Environment
OpenZiti version
-
Controller:
1.1.15 -
Routers:
1.1.15
Platform
-
Google Kubernetes Engine (GKE)
-
Node type:
e2-standard-2 -
Controller and router are running as separate pods (same node in some cases)
Scale
-
~200 identities
-
Multiple services and terminators
Problem Summary
We are seeing intermittent control-plane disconnections between routers and the controller.
At the time of the incident:
-
routers lose the controller connection
-
they reconnect automatically after ~1–2 minutes
-
during this window, clients experience service failures and the routers log:
service <id> has no online terminators
and
unable to ping (use of closed network connection)

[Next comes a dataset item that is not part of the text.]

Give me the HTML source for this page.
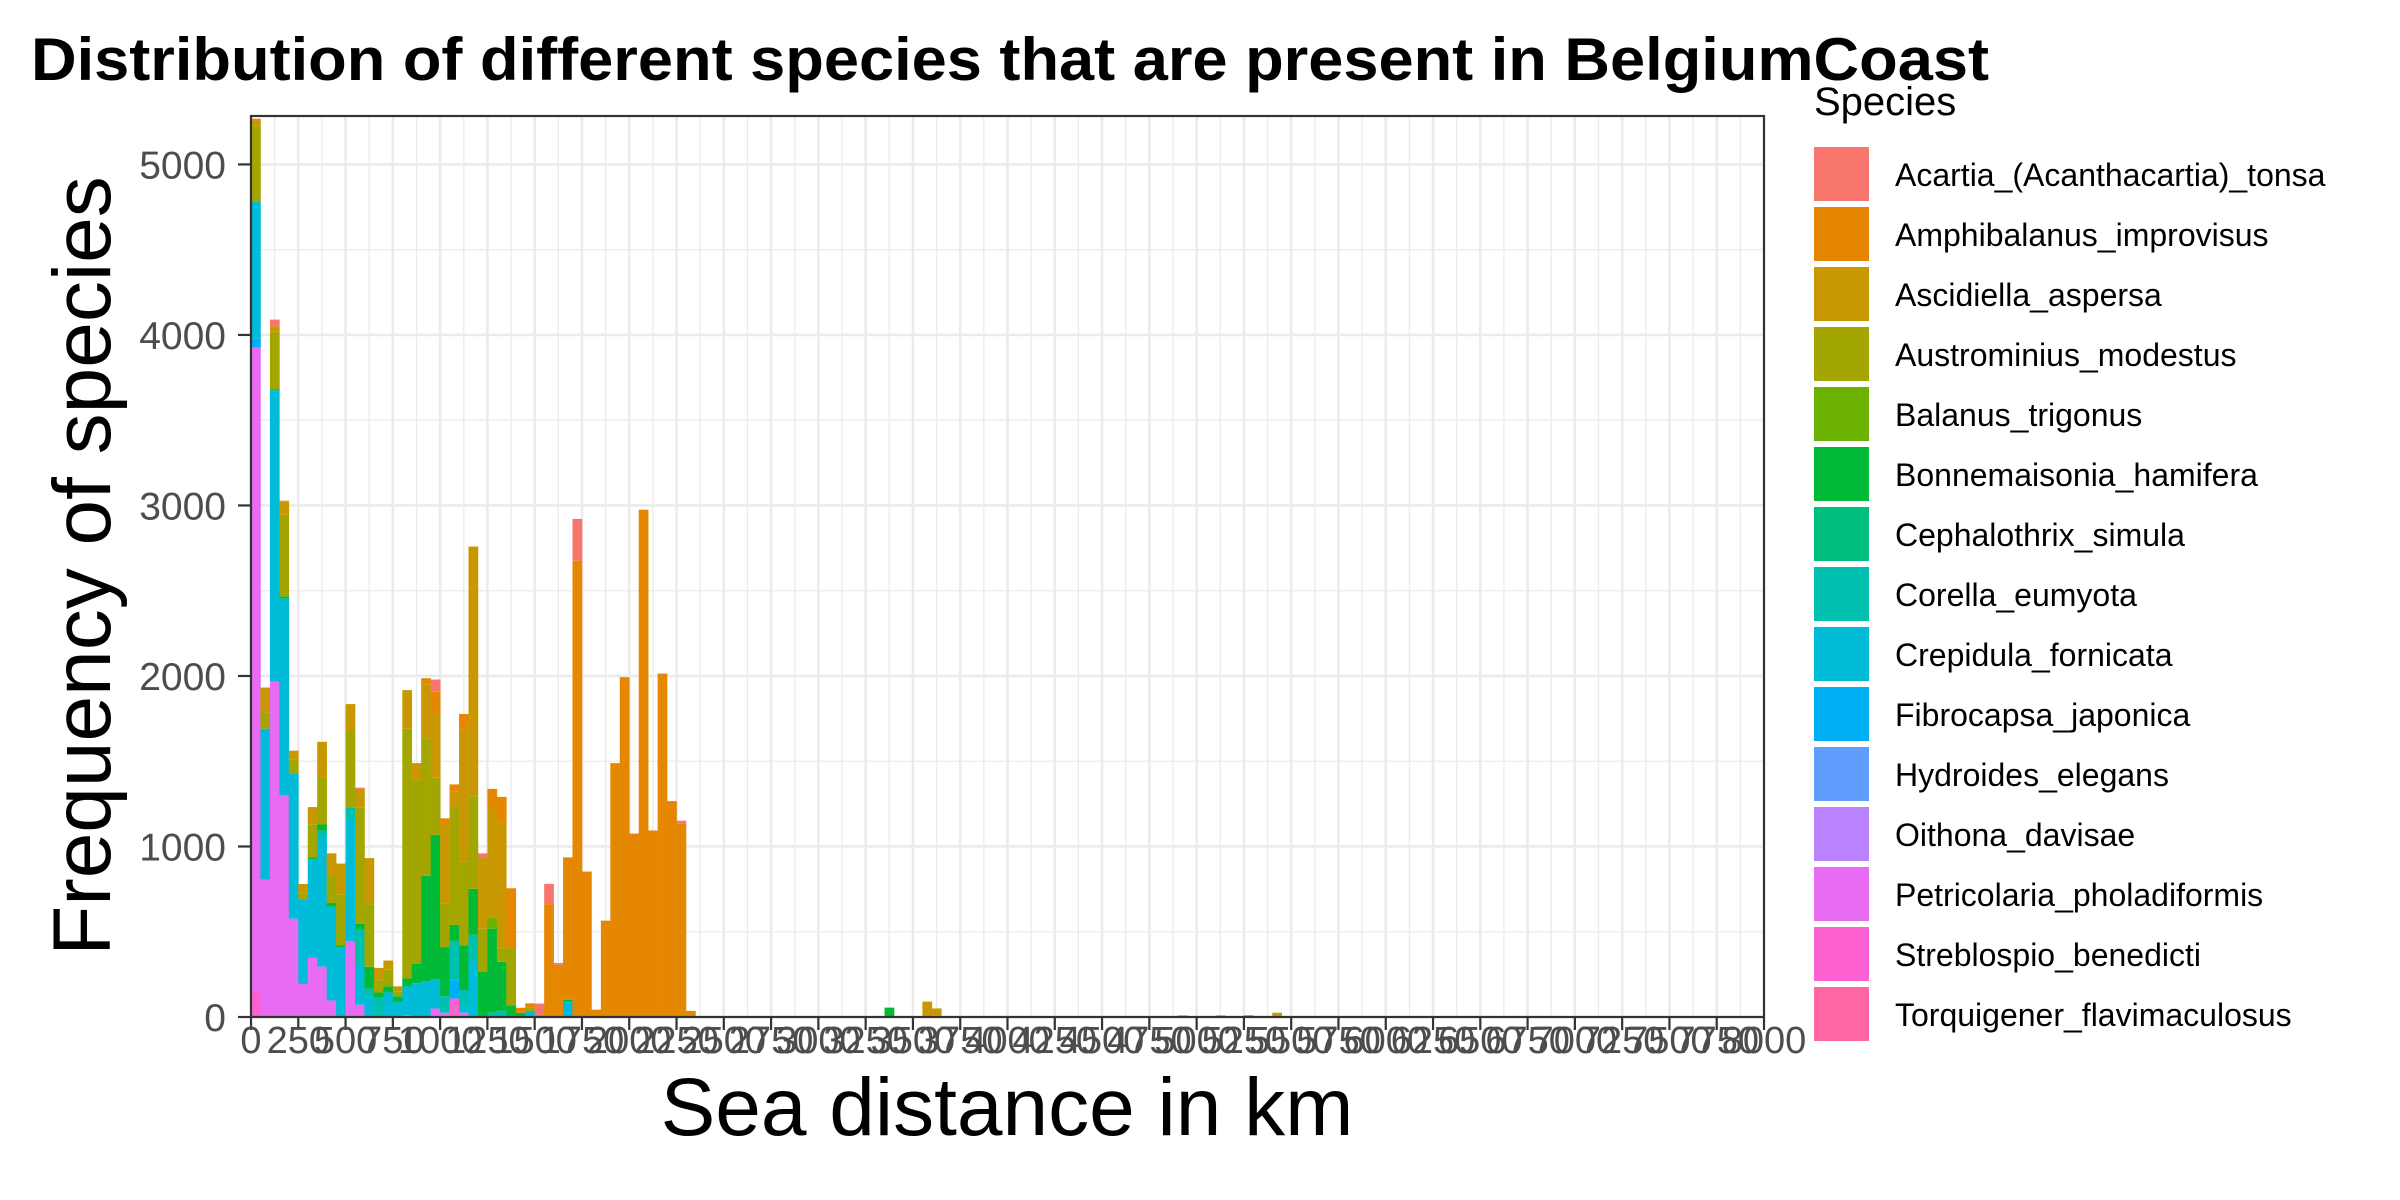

rx error. closed peer and starting reconnection process
EOF
{"_context":"ch{edge}-\u003eu{classic}-\u003ei{QEmR}","chSeq":23175,"connId":126,"edgeSeq":0,"error":"service 3Zwpeo9QSKNGDkiqYLI6MX has no online terminators for instanceId ","file":"github.com/openziti/ziti/router/xgress_edge/listener.go:199","func":"github.com/openziti/ziti/router/xgress_edge.(*edgeClientConn).processConnect","level":"warning","msg":"failed to dial fabric","time":"2026-01-30T14:53:00.339Z","token":"2f6ccfa7-102d-4d57-86e4-3efff6910def","type":"EdgeConnectType"}
This happens even though:
-
CPU usage is low
-
memory usage is low
-
node conntrack usage is low
-
node file descriptor usage is low
We can provide Grafana metrics if needed.
Observed Router Logs
Example log lines from router:
_context":"u{reconnecting}->i{KMeD} @tls:ziti-ctrl.zzz.zzz:443
msg":"unable to ping (use of closed network connection)"
msg":"rx error. closed peer and starting reconnection process"
error":"EOF"
After this, routers reconnect and services recover.
At the same time, routers log:
failed to dial fabric
service <service-id> has no online terminators
{"_context":"ch{edge}-\u003eu{classic}-\u003ei{QEmR}","chSeq":23175,"connId":126,"edgeSeq":0,"error":"service 3Zwpeo9QSKNGDkiqYLI6MX has no online terminators for instanceId ","file":"github.com/openziti/ziti/router/xgress_edge/listener.go:199","func":"github.com/openziti/ziti/router/xgress_edge.(*edgeClientConn).processConnect","level":"warning","msg":"failed to dial fabric","time":"2026-01-30T14:53:00.339Z","token":"2f6ccfa7-102d-4d57-86e4-3efff6910def","type":"EdgeConnectType"}
Controller Connectivity
Routers connect to the controller using:
tls:ziti-ctrl.zzz.zzz:443
Internally the controller listens on:
tls:0.0.0.0:1280
Helm Values Used for Controller
# /tmp/controller-values.yml
ctrlPlane:
advertisedHost: ziti-ctrl.zzz.zzz
advertisedPort: 443
service:
type: ClusterIP
ingress:
enabled: true
ingressClassName: nginx
annotations:
kubernetes.io/ingress.allow-http: "false"
nginx.ingress.kubernetes.io/ssl-passthrough: "true"
nginx.ingress.kubernetes.io/secure-backends: "true"
clientApi:
advertisedHost: ziti-controller.zzzz.zzz
advertisedPort: 443
service:
type: ClusterIP
ingress:
enabled: true
ingressClassName: nginx
annotations:
kubernetes.io/ingress.allow-http: "false"
nginx.ingress.kubernetes.io/ssl-passthrough: "true"
nginx.ingress.kubernetes.io/secure-backends: "true"
Ingress is backed by nginx ingress controller with SSL passthrough.
Important Observations
-
The router is not crashing.
-
The controller is not crashing.
-
The connection is being closed and re-established.
-
Multiple services lose terminators at the same time.
-
The issue is reproducible and visible in metrics and logs.
Questions / Clarification Requested
-
Could running controller and router on the same node (but different pods) contribute to this behavior, or is that unrelated?
-
Are there any known issues or recommended settings for running OpenZiti 1.1.15 control-plane traffic behind an ingress?
-
Do you recommedn to run controller and roiuter on seperate node not on same node and use little higher configuration? does e2-standard-2 is recommeded?
Additional Context
-
We are running ~200 identities.
-
We do not observe CPU, memory, conntrack, or file descriptor pressure at the node level.
-
We can provide Grafana screenshots and Kubernetes events if needed.